| Work required |
Quote the listing below in full and exactly as written, but omit every picture.

| Available data |
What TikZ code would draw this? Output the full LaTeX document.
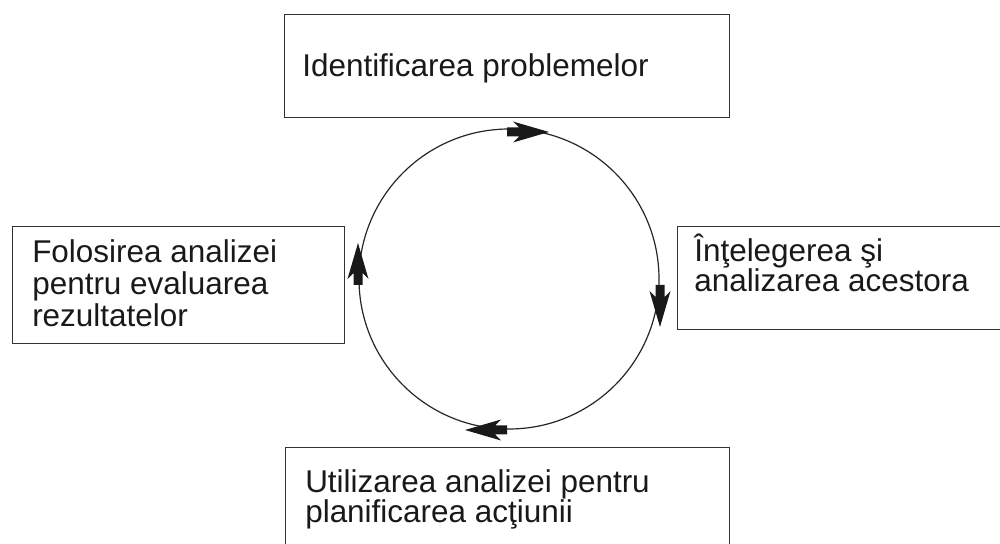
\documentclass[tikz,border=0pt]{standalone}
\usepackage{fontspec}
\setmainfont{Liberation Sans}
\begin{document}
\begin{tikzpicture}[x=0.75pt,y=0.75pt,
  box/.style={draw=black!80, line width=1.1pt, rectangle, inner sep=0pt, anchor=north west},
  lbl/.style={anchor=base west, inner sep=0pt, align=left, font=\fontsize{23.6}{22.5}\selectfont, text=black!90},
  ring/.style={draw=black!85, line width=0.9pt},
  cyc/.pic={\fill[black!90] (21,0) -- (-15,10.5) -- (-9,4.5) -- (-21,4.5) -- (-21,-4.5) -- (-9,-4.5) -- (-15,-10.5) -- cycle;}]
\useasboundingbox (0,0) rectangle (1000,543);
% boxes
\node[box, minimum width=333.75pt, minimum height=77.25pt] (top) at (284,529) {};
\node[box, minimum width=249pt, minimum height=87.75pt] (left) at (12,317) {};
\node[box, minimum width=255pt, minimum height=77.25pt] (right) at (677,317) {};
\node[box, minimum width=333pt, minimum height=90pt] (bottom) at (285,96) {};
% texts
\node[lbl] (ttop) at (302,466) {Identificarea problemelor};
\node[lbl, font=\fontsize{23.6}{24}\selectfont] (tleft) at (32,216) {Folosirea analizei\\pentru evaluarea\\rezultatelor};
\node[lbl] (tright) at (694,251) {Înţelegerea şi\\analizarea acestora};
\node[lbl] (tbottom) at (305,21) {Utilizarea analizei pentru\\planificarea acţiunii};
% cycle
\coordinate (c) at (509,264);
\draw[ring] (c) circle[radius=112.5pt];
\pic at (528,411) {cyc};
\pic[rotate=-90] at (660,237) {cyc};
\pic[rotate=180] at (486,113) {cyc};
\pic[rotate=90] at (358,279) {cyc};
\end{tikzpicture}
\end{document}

| The answer |
What TikZ code would draw this? Output the full LaTeX document.
\documentclass[tikz,border=0pt]{standalone}
\usepackage{fontspec}
\setmainfont{Liberation Sans}
\begin{document}
\begin{tikzpicture}[x=0.75pt,y=0.75pt,
  box/.style={draw=black!80, line width=1.1pt, rectangle, inner sep=0pt, anchor=north west},
  lbl/.style={anchor=base west, inner sep=0pt, align=left, font=\fontsize{23.6}{22.5}\selectfont, text=black!90},
  ring/.style={draw=black!85, line width=0.9pt},
  cyc/.pic={\fill[black!90] (21,0) -- (-15,10.5) -- (-9,4.5) -- (-21,4.5) -- (-21,-4.5) -- (-9,-4.5) -- (-15,-10.5) -- cycle;}]
\useasboundingbox (0,0) rectangle (1000,543);
% boxes
\node[box, minimum width=333.75pt, minimum height=77.25pt] (top) at (284,529) {};
\node[box, minimum width=249pt, minimum height=87.75pt] (left) at (12,317) {};
\node[box, minimum width=255pt, minimum height=77.25pt] (right) at (677,317) {};
\node[box, minimum width=333pt, minimum height=90pt] (bottom) at (285,96) {};
% texts
\node[lbl] (ttop) at (302,466) {Identificarea problemelor};
\node[lbl, font=\fontsize{23.6}{24}\selectfont] (tleft) at (32,216) {Folosirea analizei\\pentru evaluarea\\rezultatelor};
\node[lbl] (tright) at (694,251) {Înţelegerea şi\\analizarea acestora};
\node[lbl] (tbottom) at (305,21) {Utilizarea analizei pentru\\planificarea acţiunii};
% cycle
\coordinate (c) at (509,264);
\draw[ring] (c) circle[radius=112.5pt];
\pic at (528,411) {cyc};
\pic[rotate=-90] at (660,237) {cyc};
\pic[rotate=180] at (486,113) {cyc};
\pic[rotate=90] at (358,279) {cyc};
\end{tikzpicture}
\end{document}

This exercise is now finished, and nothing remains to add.